Вероятно, с другой стороны, что новые условия драмы сделают ее прагматическое содержание менее сложным, действие менее развитым, как мы видим это у древних, и, наконец, речи действующих лиц менее многословными.

Последнее замечание приводит нас к другому возражению, нами предусмотренному. Новейшая драма стремится стать внутренней. Она "отрешается от явления, отвращается от обнаружения". Математическим пределом этого тяготения ко внутреннему полюсу трагического является — молчание. {*} Спрашивается: согласуется ли мысль об устремлении драмы к безмолвию с утверждением хорового и соборного начала, как основы будущего действа?

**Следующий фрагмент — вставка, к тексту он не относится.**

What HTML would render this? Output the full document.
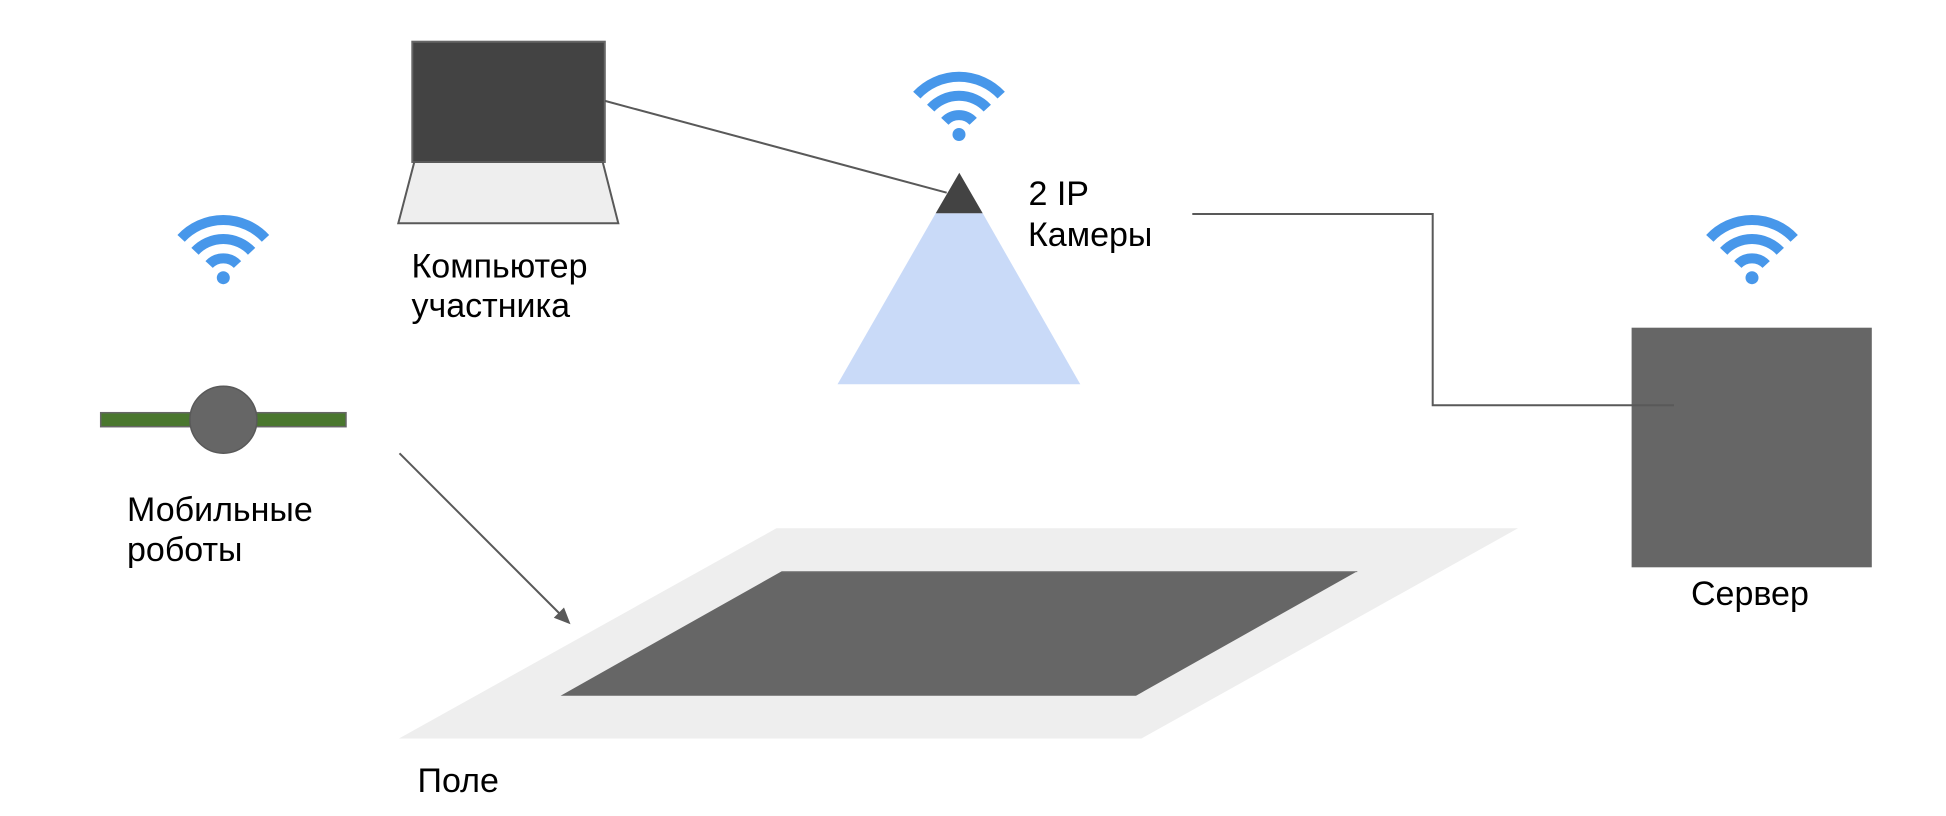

Парадоксом может показаться наше нет. Но мы знаем, что в сверх-индивидуализме разрешается индивидуализм; и если пред нами борется и гибнет уединенный герой, — где ток дионисийского оргийного общения между ним и нами, вне потенциального или реального хорового сознания и единочувствия? И чем уединеннее молчание героя, тем нужнее хор. Так, в Эсхиловой трагедии «Ниобея» героиня безмолвствовала до заключительного поворота действия, но зритель ее судеб жил с хором и в хоре ее внутреннею жизнью.

{* Вместо развития этого положения привожу следующие строки из моей книги "Кормчие Звезды": (стр. 260)

С маской трагической мы заедино мыслить привыкли

Бурю страстных речей, кровь на железе мечей…

Древний собор Мельпомены, ступень у фимепы пришельцам

Дай! Герои встают; проникновенно глядят;

Красноречивые губы, безмолвно-страдальные, сжаты;

Тайный свершается рок в запечатленных сердцах.

Бремя груди тесной — тяжелую сипу — Титаны

Вылили в ярой борьбе: внуки выносят в себе.

(В этом примечании В.И., цитируя "Тихий Фиас" из КЗ, опустил заглавие и в третьей строке сверху заменил слово "фиас" словом «собор». Указанная им стр. 260 относится к изд. КЗ 1903 года. В нашем изд. "Тихий Фиас" находится в Томе 1-ом, на стр. 641. — О.Д.).}

Когда после длительных и ожесточенных схваток с Судьбой, постучавшейся в его дверь, герой-рокоборец Пятой Симфонии Бетховена кажется сраженным, что утешит нас в его трагической участи — нашей участи, в силу экстаза и внушения Дионисова, — кроме хора, нашего соборнаго я? И незримый сонм, мы слышим, собирается на чей-то клич из далей далеких — увенчать героя и прославить победу — быть может, только идеальную, — победу того, кто, быть может, побежден.

Только эстетическая притупленность нашего восприятия позволяет нам выносить концы трагедий, в роде Матерлинкова: "je crache sur toi, monstre!" — не ища целительного разрешения и очищения от муки этого раздирающего диссонанса в оргийных чарах бога-Разрешителя.